International trade costs have fallen significantly over the last few decades. As countries trade more with each other, understanding how gains from trade are distributed within a country becomes crucial.

In the first chapter, I provide a discussion on the measures that are used to quantify gains from trade and discuss why gains from reducing trade barriers are not distributed uniformly across households within a country. I aim to provide a summary of the facts and mechanisms that explain the unequal effect of trade on households' welfare and emphasize the importance of this topic by giving examples from the existing studies.

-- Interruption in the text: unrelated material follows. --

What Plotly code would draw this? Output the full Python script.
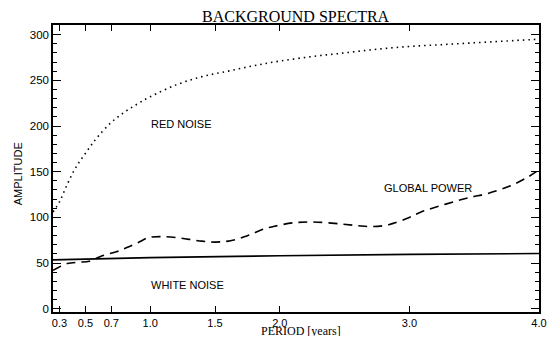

In the second chapter, I focus on the expenditure pattern of households, which is one of the mechanisms explaining unequal gains, and present some stylized facts on expenditure shares. I document how the shares of agricultural goods, manufacturing goods, and services in total expenditure vary with income and wealth by using consumer expenditure data from the United States (U.S.) and Mexico. I also provide some estimates that indicate that households' expenditure patterns are robust to controlling for their characteristics. These results motivate the quantitative framework that I use in the third chapter.

In the third chapter, I investigate the distributional consequences of trade within countries by considering differences between households’ expenditures, the effect of trade costs on wages, and the impact of these costs on households’ intertemporal consumption-saving decisions. I develop a two-country, multisector dynamic model of trade with heterogeneous households. I calibrate the model to the U.S. and Mexico to analyze the distributional implications of the North American Free Trade Agreement (NAFTA). The results imply that considering three dimensions of heterogeneity—wealth, income, and education—and the interaction between them is crucial in order to measure gains from trade accurately. I find that in both countries, an unanticipated permanent elimination of import tariffs relatively favors the poor within each education level. I also show that although college graduates experience larger gains than non-college workers at the same wealth level, poor non-college workers gain more than rich college graduates. Finally, I find that an anticipated permanent elimination of tariffs results in lower gains than an unanticipated fall, especially for the poor.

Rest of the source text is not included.